IDEAL LIVING CONDITIONS
Always attentive and loving, the Bobtail makes for a wonderful indoor companion. In fact, if it sees a distraught person, the Bobtail will offer a paw for comfort.
The Japanese Bobtail is a good self groomer, only requiring the occasional bath and brush. A born show cat, the Japanese Bobtail is bold, curious and alert. It requires regular activity and attention from its people.
The Japanese Bobtail is no more prone to a condition than any other cat breed.
History and Background
The origin of the Bobtail is riddled with ambiguity. Although not thought of as exclusively Japanese, this ancient breed originally appears to have developed in other regions of the Far East, including Malaysia, Thailand, and Burma.
There are many references to short-tailed cats in Japanese folklore, including the story of a cat whose tail caught fire from a spark from a nearby heart. The jittery cat ran hither and yon, and set fire to houses in the Imperial city. In the morning the city was razed to the ground and the Emperor, seething with anger, passed a decree that the tail of all cats was to be chopped short to prevent another mishap.
There is also the legend of Maneki Neko, the “beckoning cat” that attracted many passerby; so much so, in fact, that its figure is now considered a symbol of good fortune in storefronts and homes. The facade of the Gotokuji Temple near Tokyo also depicts a representation of the cat, which seems to raise one paw as a sign of welcome.

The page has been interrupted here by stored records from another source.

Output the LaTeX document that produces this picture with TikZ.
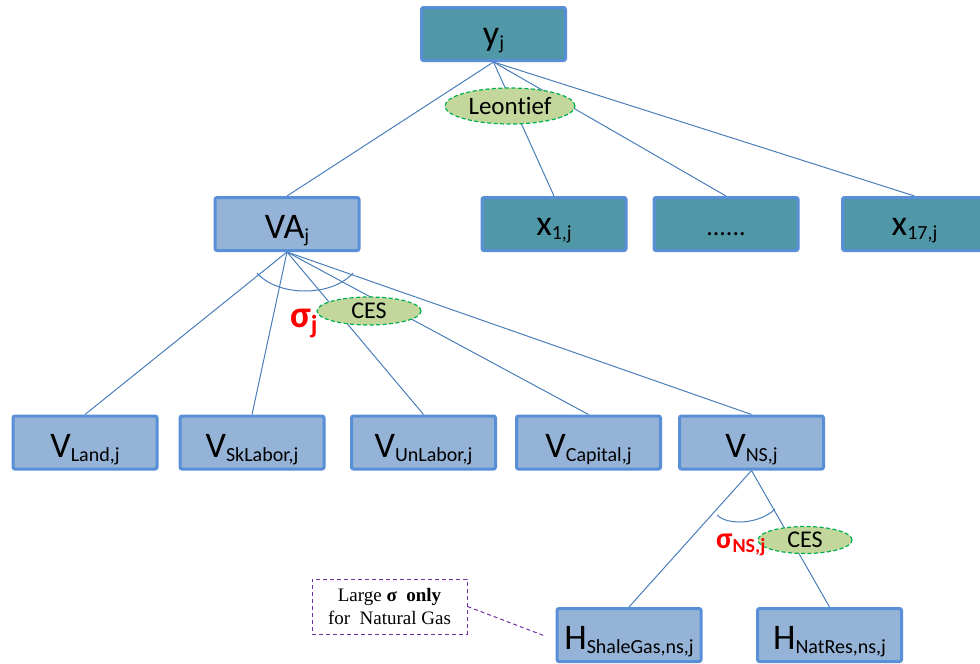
\documentclass[tikz,border=0pt]{standalone}
\usepackage{fontspec}
\setmainfont[Ligatures=NoCommon]{Carlito}
\newfontfamily\notefont{Liberation Serif}
\usetikzlibrary{shapes.geometric,backgrounds}
\definecolor{tealfill}{HTML}{5097A8}
\definecolor{bluefill}{HTML}{95B3D7}
\definecolor{boxborder}{HTML}{588FD6}
\definecolor{linkcol}{HTML}{4A7EBB}
\definecolor{olivefill}{HTML}{C3D69B}
\definecolor{ellborder}{HTML}{00B050}
\definecolor{notecol}{HTML}{7030A0}
\newcommand\lo[1]{\raisebox{-4pt}{\fontsize{20}{20}\selectfont #1}}
\begin{document}
\begin{tikzpicture}[x=1pt,y=-1pt,
  box/.style={draw=boxborder,line width=3pt,rounded corners=2pt,minimum width=144pt,minimum height=53pt,inner sep=0pt,font=\fontsize{36}{36}\selectfont,text height=29pt,text depth=0pt},
  lcbox/.style={text height=25pt,text depth=3pt},
  tealbox/.style={box,fill=tealfill},
  bluebox/.style={box,fill=bluefill},
  fn/.style={ellipse,draw=ellborder,dash pattern=on 4pt off 2.5pt,fill=olivefill,line width=1.2pt,inner sep=0pt},
  link/.style={draw=linkcol,line width=1pt},
  sig/.style={text=red,inner sep=0pt,anchor=base west},
  notedash/.style={draw=notecol,dash pattern=on 4pt off 3pt,line width=1pt},
]
\useasboundingbox (0,0) rectangle (980,664);
% top level
\node[tealbox,lcbox] (yj) at (493.5,34) {y\lo{j}};
\node[bluebox] (va) at (287,224) {VA\lo{j}};
\node[tealbox,lcbox] (x1) at (554,224) {x\lo{1,j}};
\node[tealbox,lcbox,font=\fontsize{26}{26}\selectfont] (dots) at (726,224) {......};
\node[tealbox,lcbox] (x17) at (914.5,224) {x\lo{17,j}};
% value added level
\node[bluebox] (vland) at (85,442.5) {V\lo{Land,j}};
\node[bluebox] (vsk) at (252,442.5) {V\lo{SkLabor,j}};
\node[bluebox] (vun) at (423.5,442.5) {V\lo{UnLabor,j}};
\node[bluebox] (vcap) at (588.5,442.5) {V\lo{Capital,j}};
\node[bluebox] (vns) at (751.5,442.5) {V\lo{NS,j}};
% natural resources level
\node[bluebox] (hsg) at (629,635) {H\lo{ShaleGas,ns,j}};
\node[bluebox] (hnr) at (829.5,635) {H\lo{NatRes,ns,j}};
% function labels
\node[fn,minimum width=130pt,minimum height=36pt,font=\fontsize{25}{25}\selectfont] (leon) at (510,106) {Leontief};
\node[fn,minimum width=104pt,minimum height=28pt,font=\fontsize{24}{24}\selectfont] (ces1) at (369,311) {CES};
\node[fn,minimum width=94pt,minimum height=27pt,font=\fontsize{24}{24}\selectfont] (ces2) at (805,540) {CES};
\node[sig,font=\bfseries\fontsize{38}{38}\selectfont] (s1) at (290,327) {σ\raisebox{-6pt}{\fontsize{26}{26}\selectfont j}};
\node[sig,font=\bfseries\fontsize{30}{30}\selectfont] (s2) at (716,548) {σ\raisebox{-4pt}{\fontsize{20}{20}\selectfont NS,j}};
% note
\node[notedash,minimum width=155pt,minimum height=55pt,inner sep=0pt,align=center,font=\notefont\fontsize{19}{23}\selectfont] (note) at (389.5,606.5) {Large \textbf{σ\ \ only}\\for\ \ Natural Gas};
\coordinate (notetip) at (545,636);
\draw[notedash] (note.east) -- (notetip);
% elasticity arcs
\draw[link] (257,273) .. controls (278,297) and (332,297) .. (353,273);
\draw[link] (717,515) .. controls (728,526) and (760,524) .. (775,509);
% connectors
\begin{pgfonlayer}{background}
\foreach \t in {va,x1,dots,x17} \draw[link] (yj.south) -- (\t.north);
\foreach \t in {vland,vsk,vun,vcap,vns} \draw[link] (va.south) -- (\t.north);
\draw[link] (vns.south) -- (hsg.north);
\draw[link] (vns.south) -- (hnr.north);
\end{pgfonlayer}
\end{tikzpicture}
\end{document}
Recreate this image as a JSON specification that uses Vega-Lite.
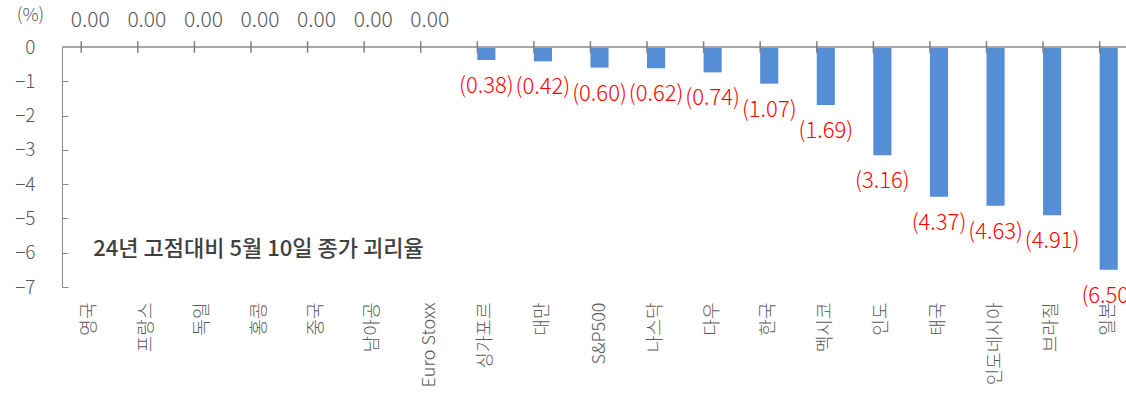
{
  "$schema": "https://vega.github.io/schema/vega-lite/v6.json",
  "autosize": "none",
  "width": 1064,
  "height": 240,
  "padding": {"left": 62, "top": 47, "right": 0, "bottom": 122},
  "background": "white",
  "config": {
    "view": {"stroke": null},
    "font": "Noto Sans CJK KR",
    "axis": {"labelFont": "Noto Sans CJK KR", "titleFont": "Noto Sans CJK KR"},
    "axisY": {
      "labelOverlap": false, "labelFlush": false, "tickCount": 8,
      "grid": false, "domainColor": "#8c8c8c", "tickColor": "#8c8c8c",
      "tickSize": -6, "tickWidth": 1, "labelPadding": 33, "labelFontSize": 19,
      "labelFontWeight": 300, "labelColor": "#595959",
      "titleAngle": 0, "titleX": -32, "titleY": -32,
      "titleAlign": "center", "titleBaseline": "middle",
      "titleFontSize": 18, "titleFontWeight": 300, "titleColor": "#595959"
    }
  },
  "data": {
    "values": [
      {"country": "영국", "value": 0},
      {"country": "프랑스", "value": 0},
      {"country": "독일", "value": 0},
      {"country": "홍콩", "value": 0},
      {"country": "중국", "value": 0},
      {"country": "남아공", "value": 0},
      {"country": "Euro Stoxx", "value": 0},
      {"country": "싱가포르", "value": -0.38},
      {"country": "대만", "value": -0.42},
      {"country": "S&P500", "value": -0.60},
      {"country": "나스닥", "value": -0.62},
      {"country": "다우", "value": -0.74},
      {"country": "한국", "value": -1.07},
      {"country": "멕시코", "value": -1.69},
      {"country": "인도", "value": -3.16},
      {"country": "태국", "value": -4.37},
      {"country": "인도네시아", "value": -4.63},
      {"country": "브라질", "value": -4.91},
      {"country": "일본", "value": -6.50}
    ]
  },
  "layer": [
    {
      "mark": {"type": "bar", "color": "#558ED5"},
      "encoding": {
        "x": {
          "field": "country", "type": "nominal", "sort": null,
          "scale": {"range": [0, 1075], "paddingInner": 0.68, "paddingOuter": 0.34},
          "axis": {
            "orient": "bottom", "title": null, "domain": false, "ticks": false,
            "labelAngle": -90, "labelPadding": 15, "labelFontSize": 18,
            "labelFontWeight": 300,
            "labelColor": "#595959", "labelOverlap": false
          }
        },
        "y": {
          "field": "value", "type": "quantitative",
          "scale": {"domain": [-7, 0], "nice": false, "zero": false},
          "title": "(%)"
        }
      }
    },
    {
      "mark": {"type": "rule", "color": "#a6a6a6", "strokeWidth": 1},
      "encoding": {"y": {"datum": 0}}
    },
    {
      "mark": {"type": "rule", "color": "#808080", "strokeWidth": 1.5, "clip": false},
      "encoding": {
        "x": {"field": "country", "type": "nominal", "sort": null, "bandPosition": 0},
        "y": {"datum": 0.17},
        "y2": {"datum": -0.17}
      }
    },
    {
      "transform": [{"filter": "datum.value === 0"}],
      "mark": {"type": "text", "color": "#595959", "fontSize": 21, "fontWeight": 300, "baseline": "middle", "dy": -26},
      "encoding": {
        "x": {"field": "country", "type": "nominal", "sort": null},
        "y": {"field": "value", "type": "quantitative", "title": "(%)"},
        "text": {"field": "value", "type": "quantitative", "format": ".2f"}
      }
    },
    {
      "transform": [{"filter": "datum.value < 0"}],
      "mark": {"type": "text", "color": "#FF0000", "fontSize": 22, "fontWeight": 300, "baseline": "middle", "dy": 26},
      "encoding": {
        "x": {"field": "country", "type": "nominal", "sort": null},
        "y": {"field": "value", "type": "quantitative", "title": "(%)"},
        "text": {"field": "value", "type": "quantitative", "format": "(.2f"}
      }
    },
    {
      "data": {"values": [{"country": "영국", "value": -5.9, "note": "24년 고점대비 5월 10일 종가 괴리율"}]},
      "mark": {"type": "text", "color": "#404040", "fontSize": 22, "fontWeight": 500, "align": "left", "baseline": "middle", "dx": 3},
      "encoding": {
        "x": {"field": "country", "type": "nominal", "sort": null},
        "y": {"field": "value", "type": "quantitative", "title": "(%)"},
        "text": {"field": "note", "type": "nominal"}
      }
    }
  ]
}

Domestic cats came into Japan from China and Korea around the 6th century, though it is not known whether these cats possessed the hallmark short tail of the Bobtail.
In the 17th century many Bobtails roved the streets and countryside of Japan. There are even paintings and woodcut prints from the era depicting tri-colored cats with short tails. Most often referred to in Japan as mi-ke, the cats are white with bold patches or red and black. They were revered by the Japanese, who provided them with luxurious and pampered lives in temples and palaces.
However, the fate of the cats would forever be changed when the Japanese silk industry was threatened. When mice began destroying precious silk worms and cocoons on which Japanese silk industry thrived upon, the government declared that all cats be set free to counter the menace. The Bobtail, then forced to fend for itself on the street, was relegated to a common domestic cat.
Though it is still considered a symbol of good fortune in Japan today, the Bobtail will probably never be perceived with the symbol of status as it once was.
The first Bobtails were imported to the United States in the early 1900s, though they would not become popular until 1968, when Elizabeth Freret imported three Bobtails from Japan. Along with other like-minded breeders, Freret began a breeding program.
In 1969, the Cat Fanciers’ Association (CFA) accepted Japanese Bobtails for registration. In 1971, Bobs were granted provisional status, and in 1976 gained Championship status in the CFA.
Today, all the major cat associations accept the Japanese Bobtail for Championship. Recently a long-haired variety of the breed has staged an appearance in the U.S. and been accepted. It is now widely accepted that this long-haired variety is as old as the short-haired variety.